** Job **
Below are some records. Pull every line that contains the word "this".

** Given records **

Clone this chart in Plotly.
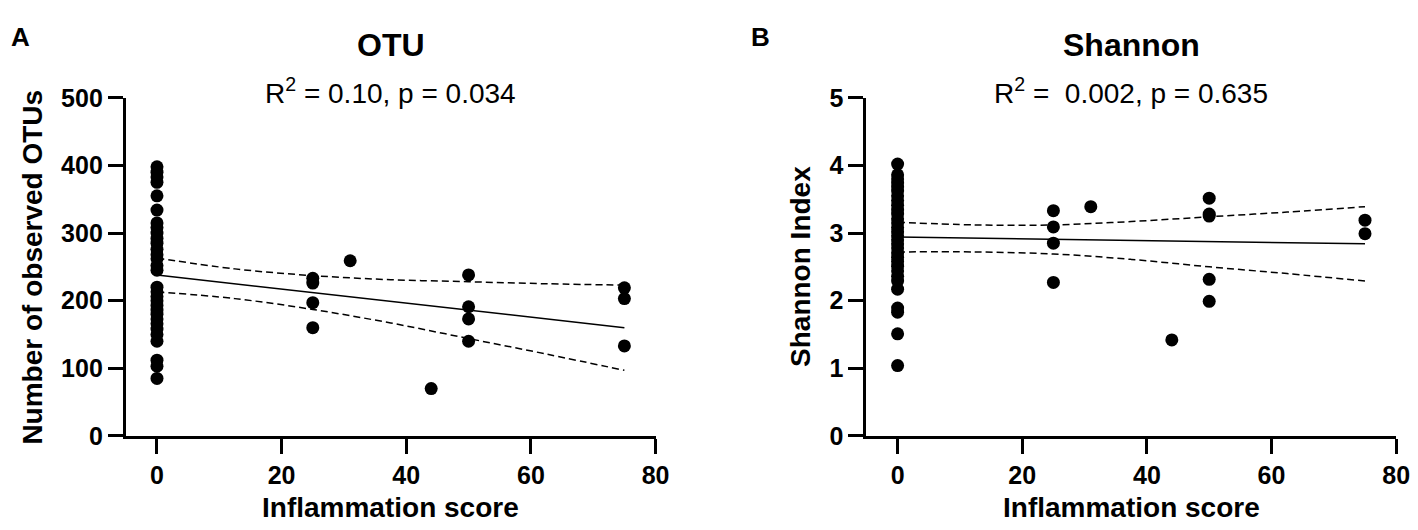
import plotly.graph_objects as go

# OTU panel (A)
otu_x0_vals = [398, 390, 383, 375, 355, 334, 315, 308, 300, 292, 285, 276, 268, 262, 252, 245,
               220, 213, 206, 200, 193, 186, 180, 173, 166, 158, 150, 140, 112, 103, 85]
otu_x_other = [25, 25, 25, 25, 31, 44, 50, 50, 50, 50, 75, 75, 75]
otu_y_other = [233, 226, 197, 160, 259, 70, 238, 191, 173, 140, 219, 203, 133]

# Shannon panel (B)
sh_x0_vals = [4.02, 3.86, 3.80, 3.74, 3.68, 3.62, 3.55, 3.48, 3.41, 3.34, 3.28, 3.21, 3.15, 3.08,
              3.02, 2.96, 2.90, 2.84, 2.78, 2.71, 2.64, 2.58, 2.51, 2.44, 2.36, 2.29, 2.17, 1.89,
              1.83, 1.51, 1.04]
sh_x_other = [25, 25, 25, 25, 31, 44, 50, 50, 50, 50, 50, 75, 75]
sh_y_other = [3.33, 3.09, 2.85, 2.27, 3.39, 1.42, 3.515, 3.28, 3.25, 2.315, 1.99, 3.19, 2.99]

# regression line + 95% band
fit_x = [0, 75]
otu_fit = [238, 160]
sh_fit = [2.94, 2.84]
band_x = [0, 12.5, 25, 37.5, 50, 62.5, 75]
otu_upper = [263, 247, 237, 231, 228, 225, 223]
otu_lower = [213, 203, 187, 167, 144, 121, 97]
sh_upper = [3.16, 3.12, 3.12, 3.17, 3.24, 3.31, 3.39]
sh_lower = [2.72, 2.72, 2.69, 2.61, 2.50, 2.40, 2.29]

FONT = "Arial, Liberation Sans, sans-serif"
W, H = 1418, 530

fig = go.Figure()

panels = [
    ("x", "y", otu_x0_vals, otu_x_other, otu_y_other, otu_fit, otu_upper, otu_lower),
    ("x2", "y2", sh_x0_vals, sh_x_other, sh_y_other, sh_fit, sh_upper, sh_lower),
]
for xa, ya, x0v, xo, yo, fit, up, lo in panels:
    xs = [0] * len(x0v) + xo
    ys = x0v + yo
    fig.add_trace(go.Scatter(x=xs, y=ys, mode="markers", xaxis=xa, yaxis=ya,
                             marker=dict(size=13, color="black"), showlegend=False))
    fig.add_trace(go.Scatter(x=fit_x, y=fit, mode="lines", xaxis=xa, yaxis=ya,
                             line=dict(color="black", width=1.5), showlegend=False))
    for band in (up, lo):
        fig.add_trace(go.Scatter(x=band_x, y=band, mode="lines", xaxis=xa, yaxis=ya,
                                 line=dict(color="black", width=1.5, dash="7px,4px", shape="spline"),
                                 showlegend=False))

xdom1 = [119 / W, 654 / W]
xdom2 = [867 / W, 1402 / W]
ydom = [1 - 437 / H, 1 - 80 / H]

axis_common = dict(showline=True, linecolor="black", linewidth=3, ticks="outside",
                   ticklen=15, tickwidth=3, tickcolor="black", showgrid=False, zeroline=False,
                   tickfont=dict(family=FONT, size=25, color="black", weight="bold"))

fig.update_layout(
    width=W, height=H, margin=dict(l=0, r=0, t=0, b=0),
    plot_bgcolor="white", paper_bgcolor="white",
    xaxis=dict(domain=xdom1, range=[-5, 80], tickvals=[0, 20, 40, 60, 80], anchor="y", **axis_common),
    yaxis=dict(domain=ydom, range=[0, 500], tickvals=[0, 100, 200, 300, 400, 500], anchor="x", **axis_common),
    xaxis2=dict(domain=xdom2, range=[-5, 80], tickvals=[0, 20, 40, 60, 80], anchor="y2", **axis_common),
    yaxis2=dict(domain=ydom, range=[0, 5], tickvals=[0, 1, 2, 3, 4, 5], anchor="x2", **axis_common),
)

c1 = (xdom1[0] + xdom1[1]) / 2
c2 = (xdom2[0] + xdom2[1]) / 2
ymid = (ydom[0] + ydom[1]) / 2

def note(text, x, y, size, bold=True, angle=0, xanchor="center"):
    fig.add_annotation(text=text, x=x, y=y, xref="paper", yref="paper", showarrow=False,
                       xanchor=xanchor, yanchor="middle", textangle=angle,
                       font=dict(family=FONT, size=size, color="black",
                                 weight="bold" if bold else "normal"))

note("A", 1 / W, 1 - 16 / H, 26, xanchor="left")
note("B", 748 / W, 1 - 16 / H, 26, xanchor="left")
note("OTU", c1, 1 - 24 / H, 32)
note("Shannon", c2, 1 - 24 / H, 32)
note("R<sup>2</sup> = 0.10, p = 0.034", c1, 1 - 73 / H, 28, bold=False)
note("R<sup>2</sup> =&nbsp; 0.002, p = 0.635", c2, 1 - 73 / H, 28, bold=False)
note("Inflammation score", c1, 1 - 513 / H, 28)
note("Inflammation score", c2, 1 - 513 / H, 28)
note("Number of observed OTUs", 25 / W, ymid, 28, angle=-90)
note("Shannon Index", 801 / W, ymid, 28, angle=-90)

fig.write_html("out.html")
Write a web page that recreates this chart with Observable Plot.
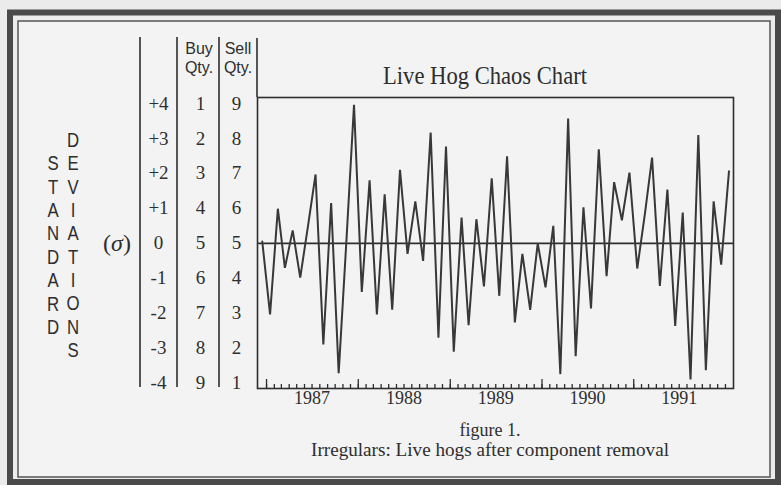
<!DOCTYPE html>
<html><head><meta charset="utf-8">
<script src="https://cdn.jsdelivr.net/npm/d3@7"></script>
<script src="https://cdn.jsdelivr.net/npm/@observablehq/plot@0.6"></script>
<style>
html,body{margin:0;padding:0;background:#ebebeb;}
#chart{width:781px;height:485px;}
</style></head><body><div id="chart"></div>
<script>
// ---- data (monthly irregulars, in standard deviations) ----
const firstMonth = {year: 1986, month: 12}; // December 1986
const irregulars = [
  0.05, -2.03, 0.99, -0.70, 0.37, -0.98, 0.50, 1.97, -2.89, 1.15, -3.71, 0.10,
  3.96, -1.39, 1.80, -2.03, 1.40, -1.90, 2.10, -0.30, 1.20, -0.50, 3.17, -2.70,
  2.77, -3.10, 0.74, -2.34, 0.69, -1.23, 1.86, -1.50, 2.49, -2.26, -0.30, -1.90,
  0.00, -1.26, 0.50, -3.74, 3.57, -3.23, 1.03, -1.86, 2.69, -0.94, 1.75, 0.66,
  2.02, -0.72, 0.87, 2.45, -1.22, 1.54, -2.36, 0.88, -3.89, 3.10, -3.63, 1.20,
  -0.61, 2.06
];
const sigmaTicks  = [4, 3, 2, 1, 0, -1, -2, -3, -4];
const sigmaLabels = ["+4", "+3", "+2", "+1", "0", "-1", "-2", "-3", "-4"];
const buyQty  = [1, 2, 3, 4, 5, 6, 7, 8, 9];
const sellQty = [9, 8, 7, 6, 5, 4, 3, 2, 1];
const yearLabels = ["1987", "1988", "1989", "1990", "1991"];
const leftWord  = "STANDARD";
const rightWord = "DEVIATIONS";
const titleText = "Live Hog Chaos Chart";
const figureText = "figure 1.";
const captionText = "Irregulars: Live hogs after component removal";

// ---- build tables ----
const series = irregulars.map((v, i) => ({
  date: new Date(Date.UTC(firstMonth.year, firstMonth.month - 1 + i, 15)), v
}));
const rows = sigmaTicks.map((s, i) => ({s, lab: sigmaLabels[i], buy: buyQty[i], sell: sellQty[i]}));
const monthTicks = d3.utcMonth.range(new Date(Date.UTC(1987, 0, 1)), new Date(Date.UTC(1992, 0, 2)));
const yearTicks = yearLabels.map(y => new Date(Date.UTC(+y, 0, 1)));

const ink = "#2e2e2e";
const serif = "'Liberation Serif', 'DejaVu Serif', serif";
const sans = "'Liberation Sans', Arial, sans-serif";

const plot = Plot.plot({
  width: 781, height: 485,
  marginLeft: 257, marginRight: 48, marginTop: 97, marginBottom: 97,
  style: {background: "transparent", fontFamily: serif, color: ink, overflow: "visible"},
  x: {type: "utc", domain: [new Date(Date.UTC(1986, 10, 26)), new Date(Date.UTC(1992, 1, 2))], axis: null},
  y: {domain: [-4.15, 4.17], axis: null},
  marks: [
    Plot.ruleY([0], {stroke: ink, strokeWidth: 1.6}),
    Plot.line(series, {x: "date", y: "v", stroke: "#383838", strokeWidth: 2, strokeLinejoin: "miter"}),
    Plot.axisX(monthTicks, {anchor: "bottom", tickSize: -4, fill: "none", stroke: ink, strokeWidth: 1.3, label: null}),
    Plot.axisX(yearTicks, {anchor: "bottom", tickSize: -9, fill: "none", stroke: ink, strokeWidth: 1.3, label: null}),
    Plot.text(yearLabels, {x: d => new Date(Date.UTC(+d, 6, 1)), text: d => d, frameAnchor: "bottom", dy: 15, fontSize: 18, fill: ink}),
    Plot.frame({stroke: ink, strokeWidth: 1.6}),
    Plot.text(rows, {y: "s", text: "lab", frameAnchor: "left", textAnchor: "middle", dx: -99, fontSize: 19, fill: ink}),
    Plot.text(rows, {y: "s", text: "buy", frameAnchor: "left", textAnchor: "middle", dx: -57, fontSize: 19, fill: ink}),
    Plot.text(rows, {y: "s", text: "sell", frameAnchor: "left", textAnchor: "middle", dx: -21, fontSize: 19, fill: ink})
  ]
});

// ---- decorations (frame, headers, title, caption) ----
const svg = d3.select(plot);
const deco = svg.insert("g", ":first-child");
deco.append("rect").attr("x", 0).attr("y", 0).attr("width", 781).attr("height", 485).attr("fill", "#ebebeb");
deco.append("rect").attr("x", 18).attr("y", 21).attr("width", 752).attr("height", 456)
  .attr("fill", "#f3f3f3").attr("stroke", "#555").attr("stroke-width", 1.5);
deco.append("rect").attr("x", 10).attr("y", 12.5).attr("width", 768).attr("height", 469.5)
  .attr("fill", "none").attr("stroke", "#4a4a4a").attr("stroke-width", 6);

const over = svg.append("g");
[140, 177, 219].forEach(x => over.append("line").attr("x1", x).attr("x2", x).attr("y1", 37).attr("y2", 387)
  .attr("stroke", ink).attr("stroke-width", 1.6));
over.append("line").attr("x1", 257).attr("x2", 257).attr("y1", 38).attr("y2", 97).attr("stroke", ink).attr("stroke-width", 1.6);

const hdr = (t, x, y) => over.append("text").attr("x", x).attr("y", y).attr("text-anchor", "middle")
  .attr("dominant-baseline", "central").attr("font-family", sans).attr("font-size", 16).attr("fill", ink).text(t);
hdr("Buy", 199, 48); hdr("Qty.", 199, 67); hdr("Sell", 238, 48); hdr("Qty.", 238, 67);

over.append("text").attr("x", 485).attr("y", 75).attr("text-anchor", "middle").attr("dominant-baseline", "central")
  .attr("font-family", serif).attr("font-size", 26).attr("fill", ink)
  .attr("textLength", 204).attr("lengthAdjust", "spacingAndGlyphs").text(titleText);

over.append("text").attr("x", 490).attr("y", 430).attr("text-anchor", "middle").attr("dominant-baseline", "central")
  .attr("font-family", serif).attr("font-size", 18).attr("fill", ink).text(figureText);
over.append("text").attr("x", 490).attr("y", 450).attr("text-anchor", "middle").attr("dominant-baseline", "central")
  .attr("font-family", serif).attr("font-size", 18).attr("fill", ink)
  .attr("textLength", 358).attr("lengthAdjust", "spacingAndGlyphs").text(captionText);

const letter = (ch, x, y) => over.append("text").attr("transform", `translate(${x},${y}) scale(0.8,1)`)
  .attr("text-anchor", "middle").attr("dominant-baseline", "central")
  .attr("font-family", sans).attr("font-size", 21).attr("fill", ink).text(ch);
leftWord.split("").forEach((c, i) => letter(c, 53, 163 + 23.4 * i));
rightWord.split("").forEach((c, i) => letter(c, 73, 140 + 23.3 * i));

const sig = over.append("text").attr("x", 117).attr("y", 243).attr("text-anchor", "middle").attr("dominant-baseline", "central")
  .attr("font-family", serif).attr("font-size", 24).attr("fill", ink);
sig.append("tspan").text("(");
sig.append("tspan").attr("font-style", "italic").text("σ");
sig.append("tspan").text(")");

document.getElementById("chart").appendChild(plot);
</script>
</body></html>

** Written response **
Clone this chart in Plotly.
Write a web page that recreates this chart with Observable Plot.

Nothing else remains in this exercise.